Patient outcomes may be compromised if one uses fish oils prior to omega 6 fatty acids. The omega 6 fatty acid of choice would be evening primrose oil. Additionally, supporting the digestion of fats with bile salts and lipase is frequently required to maximize fat absorption and digestion.

Japan and Mercury Exposure Example

The impact of Hg upon human health was brought to light in the mid-50s with the Minamata disaster in Japan. As noted in the documentary

‘Message to Minamata to the World’

the impact of mercury is devastating, most prominently to the CNS. Interestingly, autistic behavior can observed in the documentary of Minamata children in original footage after the disaster.

In 1993 Kane found an interesting correlation in the literature between autism and mercury with the occurrence of autism presenting in adulthood occurring in Japan. The presentation of autism in these individuals was linked to ornithine transcarbamylase deficiency, the most common urea cycle defect. Damage to this enzyme can occur with exposure to mercury.

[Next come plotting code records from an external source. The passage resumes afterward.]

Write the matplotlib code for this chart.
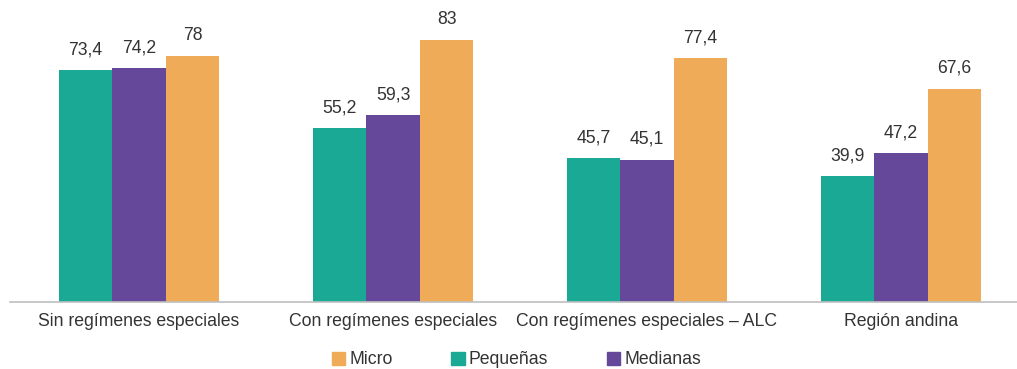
import matplotlib
matplotlib.use("Agg")
import matplotlib.pyplot as plt
from matplotlib.patches import Patch
import numpy as np

plt.rcParams['font.family'] = ['Liberation Sans', 'DejaVu Sans']

categories = ["Sin regímenes especiales", "Con regímenes especiales",
              "Con regímenes especiales – ALC", "Región andina"]
pequenas = [73.4, 55.2, 45.7, 39.9]
medianas = [74.2, 59.3, 45.1, 47.2]
micro = [78, 83, 77.4, 67.6]

series_names = ["Pequeñas", "Medianas", "Micro"]
series_values = [pequenas, medianas, micro]
colors = {"Pequeñas": "#1AA994", "Medianas": "#65489A", "Micro": "#EFAB58"}
text_color = "#333333"
fs = 12.7

W, H = 1017, 369
fig = plt.figure(figsize=(W / 100, H / 100), dpi=100)
base_px = 302
px_per_unit = 3.154
ymax = 90
ax = fig.add_axes([10 / W, (H - base_px) / H, 1 - 10 / W, ymax * px_per_unit / H])

x = np.arange(len(categories))
width = 0.211
for i, (name, vals) in enumerate(zip(series_names, series_values)):
    pos = x + (i - 1) * width
    bars = ax.bar(pos, vals, width=width, color=colors[name], linewidth=0)
    for b, v in zip(bars, vals):
        ax.annotate(f"{v:g}".replace(".", ","), (b.get_x() + b.get_width() / 2, v),
                    xytext=(0, 8.5), textcoords="offset points",
                    ha="center", va="bottom", fontsize=fs, color=text_color)

ax.set_xlim(-0.508, 3.457)
ax.set_ylim(0, ymax)
ax.set_xticks(x)
ax.set_xticklabels(categories, fontsize=fs, color=text_color)
ax.tick_params(axis="x", length=0, pad=8)
ax.set_yticks([])
for s in ["top", "right", "left"]:
    ax.spines[s].set_visible(False)
ax.spines["bottom"].set_color("#BFBFBF")
ax.spines["bottom"].set_linewidth(1.2)

handles = [Patch(color=colors[n]) for n in ["Micro", "Pequeñas", "Medianas"]]
fig.legend(handles, ["Micro", "Pequeñas", "Medianas"], loc="center",
           bbox_to_anchor=(0.5 + 8 / W, (H - 360) / H), ncol=3, frameon=False,
           fontsize=fs, handlelength=0.75, handleheight=0.75,
           handletextpad=0.25, columnspacing=3.3, labelcolor=text_color,
           borderpad=0.1)

fig.savefig("out.png", dpi=100)
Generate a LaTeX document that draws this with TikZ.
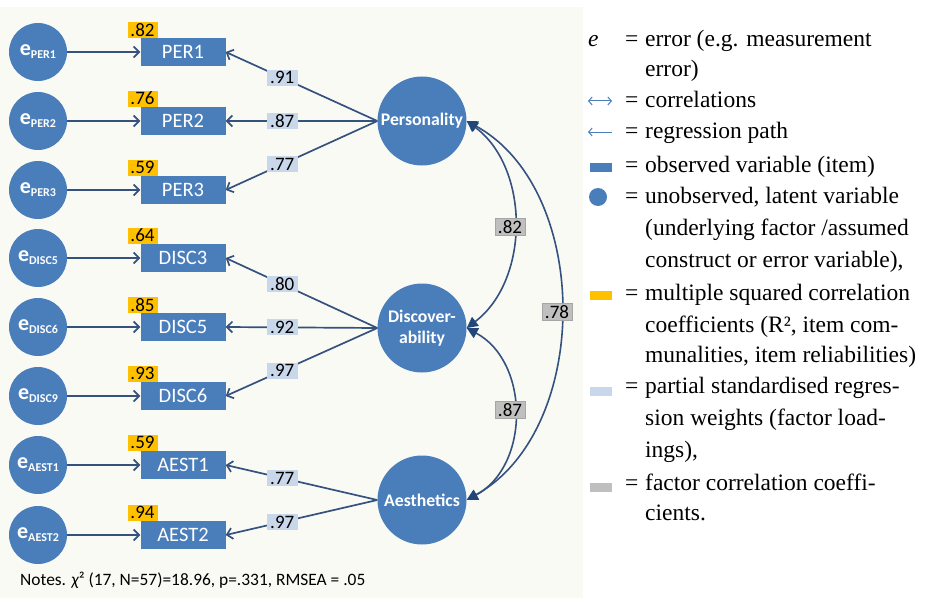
\documentclass[tikz,border=0pt]{standalone}
\usepackage{fontspec}
\setmainfont{Liberation Serif}
\setsansfont{Carlito}
\usetikzlibrary{arrows.meta}
\definecolor{nodeblue}{HTML}{4A7EBB}
\definecolor{linecol}{HTML}{35527F}
\definecolor{headcol}{HTML}{22457A}
\definecolor{ryellow}{HTML}{FFC000}
\definecolor{lblue}{HTML}{C9D7EB}
\definecolor{lgray}{HTML}{BFBFBF}
\definecolor{panel}{HTML}{FAFAF5}
\tikzset{
  errc/.style={circle, fill=nodeblue, minimum size=58pt, inner sep=0pt, text=white, font=\sffamily\bfseries},
  obs/.style={rectangle, fill=nodeblue, minimum width=85pt, minimum height=28pt, inner sep=0pt, text=white, font=\sffamily\fontsize{20.5}{22}\selectfont},
  fac/.style={circle, fill=nodeblue, minimum size=89pt, inner sep=0pt, text=white, align=center, font=\sffamily\bfseries\fontsize{17.7}{21}\selectfont},
  rsq/.style={rectangle, fill=ryellow, minimum width=30pt, minimum height=16pt, inner sep=0pt, font=\sffamily\fontsize{19}{17}\selectfont},
  ld/.style={rectangle, fill=lblue, minimum width=31pt, minimum height=16pt, inner sep=0pt, font=\sffamily\fontsize{19}{17}\selectfont},
  fc/.style={rectangle, fill=lgray, draw=gray!70, line width=0.4pt, minimum width=30pt, minimum height=17pt, inner sep=0pt, font=\sffamily\fontsize{19}{17}\selectfont},
  errarrow/.style={draw=linecol, line width=1.7pt, -{Straight Barb[length=5.5pt,width=11pt,line width=1.7pt]}},
  loadarrow/.style={draw=linecol, line width=1.7pt, -{Straight Barb[length=5.5pt,width=11pt,line width=1.7pt]}},
  corr/.style={draw=linecol, line width=1.6pt, {Triangle[length=11pt,width=11pt,fill=headcol,color=headcol]}-{Triangle[length=11pt,width=11pt,fill=headcol,color=headcol]}},
  legtxt/.style={anchor=base west, inner sep=0pt, font=\fontsize{23.5}{25}\selectfont},
  legarrow/.style={draw=nodeblue, line width=1pt},
}
\newcommand{\errlab}[1]{{\fontsize{22}{22}\selectfont e}{\fontsize{12}{12}\selectfont\raisebox{-3pt}{#1}}}
\begin{document}
\begin{tikzpicture}[x=1pt,y=-1pt]
\useasboundingbox (0,0) rectangle (928,599);
\fill[white] (0,0) rectangle (928,599);
\fill[panel] (0,7) rectangle (583,598);

% error circles
\node[errc] (e1) at (38,52) {\errlab{PER1}};
\node[errc] (e2) at (38,121) {\errlab{PER2}};
\node[errc] (e3) at (38,190) {\errlab{PER3}};
\node[errc] (e4) at (38,258) {\errlab{DISC5}};
\node[errc] (e5) at (38,327) {\errlab{DISC6}};
\node[errc] (e6) at (38,396) {\errlab{DISC9}};
\node[errc] (e7) at (38,465) {\errlab{AEST1}};
\node[errc] (e8) at (38,535) {\errlab{AEST2}};

% observed variables
\node[obs] (o1) at (183,52) {PER1};
\node[obs] (o2) at (183,121) {PER2};
\node[obs] (o3) at (183,190) {PER3};
\node[obs] (o4) at (183,258) {DISC3};
\node[obs] (o5) at (183,327) {DISC5};
\node[obs] (o6) at (183,396) {DISC6};
\node[obs] (o7) at (183,465) {AEST1};
\node[obs] (o8) at (183,535) {AEST2};

% R^2 labels
\node[rsq, anchor=south west] (r1) at ([xshift=-13pt]o1.north west) {.82};
\node[rsq, anchor=south west] (r2) at ([xshift=-13pt]o2.north west) {.76};
\node[rsq, anchor=south west] (r3) at ([xshift=-13pt]o3.north west) {.59};
\node[rsq, anchor=south west] (r4) at ([xshift=-13pt]o4.north west) {.64};
\node[rsq, anchor=south west] (r5) at ([xshift=-13pt]o5.north west) {.85};
\node[rsq, anchor=south west] (r6) at ([xshift=-13pt]o6.north west) {.93};
\node[rsq, anchor=south west] (r7) at ([xshift=-13pt]o7.north west) {.59};
\node[rsq, anchor=south west] (r8) at ([xshift=-13pt]o8.north west) {.94};

% factors
\node[fac] (pers) at (422,121) {Personality};
\node[fac] (disc) at (422,328) {Discover-\\ability};
\node[fac] (aest) at (422,500) {Aesthetics};

% error arrows
\foreach \i in {1,...,8} {\draw[errarrow] (e\i.east) -- (o\i.west);}

% loadings
\draw[loadarrow] (pers.west) -- node[ld, pos=0.627] (l1) {.91} (o1.east);
\draw[loadarrow] (pers.west) -- node[ld, pos=0.627] (l2) {.87} (o2.east);
\draw[loadarrow] (pers.west) -- node[ld, pos=0.627] (l3) {.77} (o3.east);
\draw[loadarrow] (disc.west) -- node[ld, pos=0.627] (l4) {.80} (o4.east);
\draw[loadarrow] (disc.west) -- node[ld, pos=0.627] (l5) {.92} (o5.east);
\draw[loadarrow] (disc.west) -- node[ld, pos=0.627] (l6) {.97} (o6.east);
\draw[loadarrow] (aest.west) -- node[ld, pos=0.627] (l7) {.77} (o7.east);
\draw[loadarrow] (aest.west) -- node[ld, pos=0.627] (l8) {.97} (o8.east);

% factor correlations
\draw[corr] (pers.east) .. controls (530,168) and (530,280) .. (disc.east);
\draw[corr] (disc.east) .. controls (530,362) and (530,466) .. (aest.east);
\draw[corr] (pers.east) .. controls (592,190) and (592,430) .. (aest.east);
\node[fc] (c1) at (510,227) {.82};
\node[fc] (c2) at (510,410) {.87};
\node[fc] (c3) at (557,312) {.78};

% notes
\node[anchor=base west, inner sep=0pt, font=\sffamily\fontsize{17.4}{19}\selectfont] (notes) at (20,585) {Notes. {\itshape χ}² (17, N=57)=18.96, p=.331, RMSEA = .05};

% legend symbols
\node[legtxt, font=\itshape\fontsize{23.5}{25}\selectfont] (le) at (588,47) {e};
\coordinate (a1l) at (588,101); \coordinate (a1r) at (612,101);
\draw[legarrow, {Straight Barb[length=3.5pt,width=8pt]}-{Straight Barb[length=3.5pt,width=8pt]}] (a1l) -- (a1r);
\coordinate (a2l) at (588,132); \coordinate (a2r) at (612,132);
\draw[legarrow, {Straight Barb[length=3.5pt,width=8pt]}-] (a2l) -- (a2r);
\node[rectangle, fill=nodeblue, minimum width=22pt, minimum height=9pt, inner sep=0pt] (sym1) at (601,167.5) {};
\node[circle, fill=nodeblue, minimum size=18pt, inner sep=0pt] (sym2) at (598,197) {};
\node[rectangle, fill=ryellow, minimum width=22pt, minimum height=9pt, inner sep=0pt] (sym3) at (601,295.5) {};
\node[rectangle, fill=lblue, minimum width=22pt, minimum height=9pt, inner sep=0pt] (sym4) at (601,391.5) {};
\node[rectangle, fill=lgray, minimum width=22pt, minimum height=9pt, inner sep=0pt] (sym5) at (601,487.5) {};

% legend equals signs
\foreach \y [count=\k] in {47,108,139,172,203,300,393,490} {\node[legtxt] (eq\k) at (625,\y) {=};}

% legend text
\node[legtxt] (t1) at (645,47) {error (e.g. measurement};
\node[legtxt] (t2) at (645,77) {error)};
\node[legtxt] (t3) at (645,108) {correlations};
\node[legtxt] (t4) at (645,139) {regression path};
\node[legtxt] (t5) at (645,172) {observed variable (item)};
\node[legtxt] (t6) at (645,203) {unobserved, latent variable};
\node[legtxt] (t7) at (645,235) {(underlying factor /assumed};
\node[legtxt] (t8) at (645,267) {construct or error variable),};
\node[legtxt] (t9) at (645,300) {multiple squared correlation};
\node[legtxt] (t10) at (645,332) {coefficients (R², item com-};
\node[legtxt] (t11) at (645,362) {munalities, item reliabilities)};
\node[legtxt] (t12) at (645,393) {partial standardised regres-};
\node[legtxt] (t13) at (645,425) {sion weights (factor load-};
\node[legtxt] (t14) at (645,457) {ings),};
\node[legtxt] (t15) at (645,490) {factor correlation coeffi-};
\node[legtxt] (t16) at (645,520) {cients.};
\end{tikzpicture}
\end{document}
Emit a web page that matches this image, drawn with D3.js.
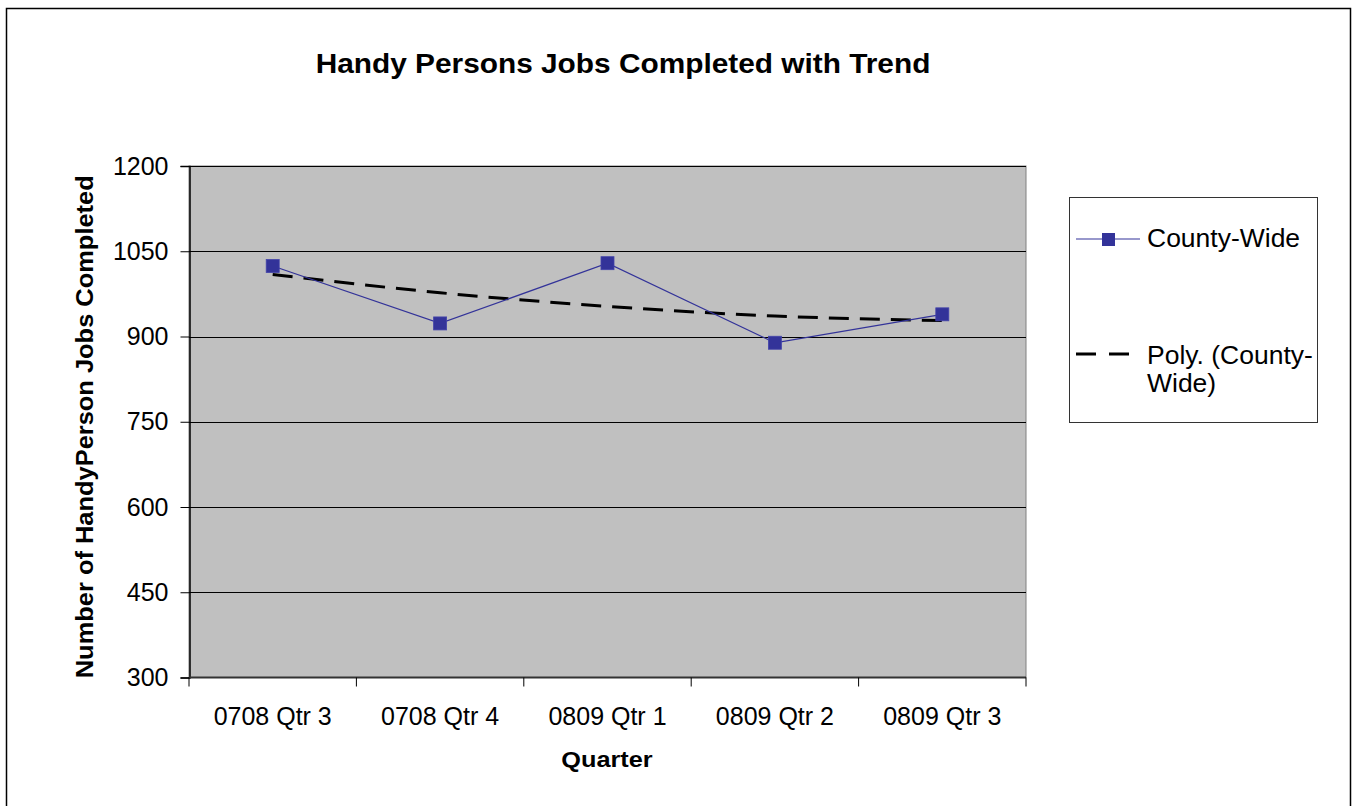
<!DOCTYPE html>
<html>
<head>
<meta charset="utf-8">
<script src="https://cdn.jsdelivr.net/npm/d3@7"></script>
<style>
  html, body { margin: 0; padding: 0; background: #fff; }
  svg { display: block; font-family: "Liberation Sans", Arial, sans-serif; }
</style>
</head>
<body>
<svg id="chart" width="1353" height="806"></svg>
<script>
// ---- data ----
const categories = ["0708 Qtr 3", "0708 Qtr 4", "0809 Qtr 1", "0809 Qtr 2", "0809 Qtr 3"];
const countyWide = [1024, 923, 1029, 889, 939];
const polyTrend = [1009, 977, 953, 936, 928];
const yTicks = [300, 450, 600, 750, 900, 1050, 1200];
const titleText = "Handy Persons Jobs Completed with Trend";
const xTitle = "Quarter";
const yTitle = "Number of HandyPerson Jobs Completed";
const legendLabels = ["County-Wide", "Poly. (County-", "Wide)"];

// ---- layout ----
const plot = { left: 189, top: 166, right: 1026, bottom: 677.5 };
const blue = "#333399";

const svg = d3.select("#chart");

// text helper with horizontal stretch
function label(parent, x, y, txt, size, opts = {}) {
  const sx = opts.sx || 1;
  const rot = opts.rotate || 0;
  const g = parent.append("g").attr("transform", `translate(${x},${y}) rotate(${rot}) scale(${sx},1)`);
  g.append("text").attr("x", 0).attr("y", 0)
    .attr("text-anchor", opts.anchor || "start")
    .attr("font-size", size)
    .attr("font-weight", opts.weight || "normal")
    .attr("fill", "#000").text(txt);
  return g;
}

// outer frame
svg.append("rect").attr("x", 6.5).attr("y", 8.5).attr("width", 1344).attr("height", 810)
  .attr("fill", "#fff").attr("stroke", "#000").attr("stroke-width", 1.5);

const x = d3.scaleBand().domain(categories).range([plot.left, plot.right]).padding(0);
const y = d3.scaleLinear().domain([300, 1200]).range([plot.bottom, plot.top]);
const cx = d => x(d) + x.bandwidth() / 2;

// plot background
svg.append("rect").attr("x", plot.left).attr("y", plot.top)
  .attr("width", plot.right - plot.left).attr("height", plot.bottom - plot.top)
  .attr("fill", "#c0c0c0").attr("stroke", "#808080").attr("stroke-width", 1);

// gridlines
svg.append("g").selectAll("line").data(yTicks.filter(t => t > 300)).join("line")
  .attr("x1", plot.left).attr("x2", plot.right)
  .attr("y1", d => Math.round(y(d)) + 0.5).attr("y2", d => Math.round(y(d)) + 0.5)
  .attr("stroke", "#000").attr("stroke-width", 1);

// y axis
const yAxis = d3.axisLeft(y).tickValues(yTicks).tickSize(9).tickPadding(12).tickFormat(d3.format("d"));
const gy = svg.append("g").attr("transform", `translate(${plot.left + 0.5},0)`).call(yAxis);
gy.select(".domain").attr("stroke", "#000").attr("stroke-width", 1.5);
gy.selectAll(".tick line").attr("stroke", "#000");
gy.selectAll(".tick text").attr("font-size", 25).attr("fill", "#000")
  .attr("font-family", "Liberation Sans, Arial, sans-serif");

// x axis (ticks at category boundaries)
const gx = svg.append("g").attr("transform", `translate(0,${plot.bottom})`);
gx.append("line").attr("x1", plot.left).attr("x2", plot.right).attr("y1", 0).attr("y2", 0)
  .attr("stroke", "#333").attr("stroke-width", 2);
const bounds = categories.map(c => x(c)).concat([plot.right]);
gx.selectAll("line.tk").data(bounds).join("line").attr("class", "tk")
  .attr("x1", d => d).attr("x2", d => d).attr("y1", 0).attr("y2", 9)
  .attr("stroke", "#000").attr("stroke-width", 1);
gx.selectAll("text").data(categories).join("text")
  .attr("x", d => cx(d)).attr("y", 47).attr("text-anchor", "middle")
  .attr("font-size", 25).attr("fill", "#000").text(d => d);

// trend (polynomial) line
const trendLine = d3.line().x((d, i) => cx(categories[i])).y(d => y(d)).curve(d3.curveNatural);
svg.append("path").datum(polyTrend).attr("d", trendLine)
  .attr("fill", "none").attr("stroke", "#000").attr("stroke-width", 3)
  .attr("stroke-dasharray", "20,11");

// data line
const dataLine = d3.line().x((d, i) => cx(categories[i])).y(d => y(d));
svg.append("path").datum(countyWide).attr("d", dataLine)
  .attr("fill", "none").attr("stroke", blue).attr("stroke-width", 1.2);
svg.append("g").selectAll("rect").data(countyWide).join("rect")
  .attr("x", (d, i) => cx(categories[i]) - 6.5).attr("y", d => y(d) - 6.5)
  .attr("width", 13).attr("height", 13).attr("fill", blue).attr("stroke", "#4444aa").attr("stroke-width", 0.8);

// titles
label(svg, 623, 73, titleText, 27, { anchor: "middle", weight: "bold", sx: 1.105 });
label(svg, 607, 767, xTitle, 22, { anchor: "middle", weight: "bold", sx: 1.15 });
label(svg, 93, (plot.top + plot.bottom) / 2 + 5, yTitle, 24, { anchor: "middle", weight: "bold", sx: 1.06, rotate: -90 });

// legend
const lg = svg.append("g");
lg.append("rect").attr("x", 1069.5).attr("y", 197.5).attr("width", 248).attr("height", 225)
  .attr("fill", "#fff").attr("stroke", "#333").attr("stroke-width", 1);
lg.append("line").attr("x1", 1076).attr("x2", 1140).attr("y1", 239).attr("y2", 239)
  .attr("stroke", blue).attr("stroke-width", 1.2);
lg.append("rect").attr("x", 1102).attr("y", 233).attr("width", 13).attr("height", 13).attr("fill", blue);
label(lg, 1147, 247, legendLabels[0], 25, { sx: 1.06 });
lg.append("line").attr("x1", 1076).attr("x2", 1130).attr("y1", 354).attr("y2", 354)
  .attr("stroke", "#000").attr("stroke-width", 3).attr("stroke-dasharray", "20,13");
label(lg, 1147, 364, legendLabels[1], 25, { sx: 1.06 });
label(lg, 1147, 392, legendLabels[2], 25, { sx: 1.06 });
</script>
</body>
</html>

Low levels of ornithine transcarbamylase (OTC) leads to states of hyperammonemia, seizures and stroke. The enzyme OTC controls ammonia, critical issues in states of epilepsy and autism. The often spacy, confused behavior ‘brain fog’ that is frequently observed in these disorders may be attributed states of hyperammonemia as ammonia reaches the brain.

Suggested treatment of mildly suppressed levels of OTC includes sodium benzoate and phenylacetate. However, Kane and other clinicians have observed positive clinical usefulness of Ca/Mg butyrate, digestive intervention targeted to biliary flow, appropriate buffers, and stabilization of electrolytes and the trace mineral base.